Il y a un changement à opérer dans la manière de vivre ce sacrement (et sans doute les autres). Si l’on considère les sacrements comme des moyens pour se rapprocher du Christ et donc de nos frères, comme une aide à mieux vivre l’Evangile en faisant tout le bien possible dans notre situation de vie, comme une lumière sur notre route et une nourriture pour nous fortifier, alors nous les recevons comme un don, un « viatique » (une nourriture pour la route) . D’après Amoris laetitia, c’est la disposition intérieure qui rendra possible l’accès aux sacrements. A la suite d’Evangelii Gaudium, le pape écrit : «  je vous rappelle que  le confessionnal n’est pas une chambre de torture » et «  que l’Eucharistie n’est pas un prix destiné aux parfaits, mais un généreux remède pour les faibles » !

C’est particulièrement vrai de l’Eucharistie qui est un «  geste » clairement visible dans la communauté et dont l’interdiction est ressenti comme une exclusion, d’autant plus qu’au nom de cette exclusion beaucoup d’autres exclusions sont pratiquées (être catéchiste, lire à la messe, préparer au baptême,  faire partie de l’EAP …), ce qui pousse certains baptisés engagés dans une nouvelle union à ne pas faire connaître leur situation matrimoniale.

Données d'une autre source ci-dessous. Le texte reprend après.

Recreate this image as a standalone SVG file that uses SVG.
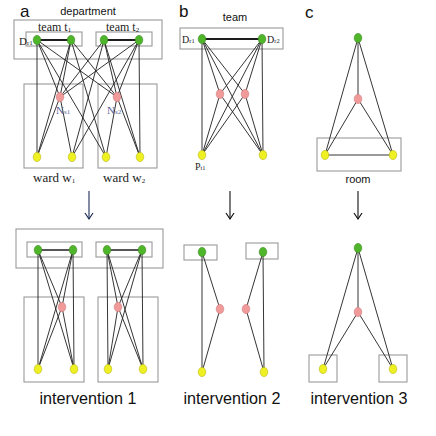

Dans le chapitre VIII, les trois verbes, accompagner, discerner, intégrer, s’adressent d’abord aux communautés. C’est dans un accompagnement largement ouvert à la communauté que peut s’exercer le discernement personnel bien articulé au discernement pastoral, pour une intégration toujours plus pleine dans la communauté partie du corps du Christ et dans l’Eglise-Peuple de Dieu.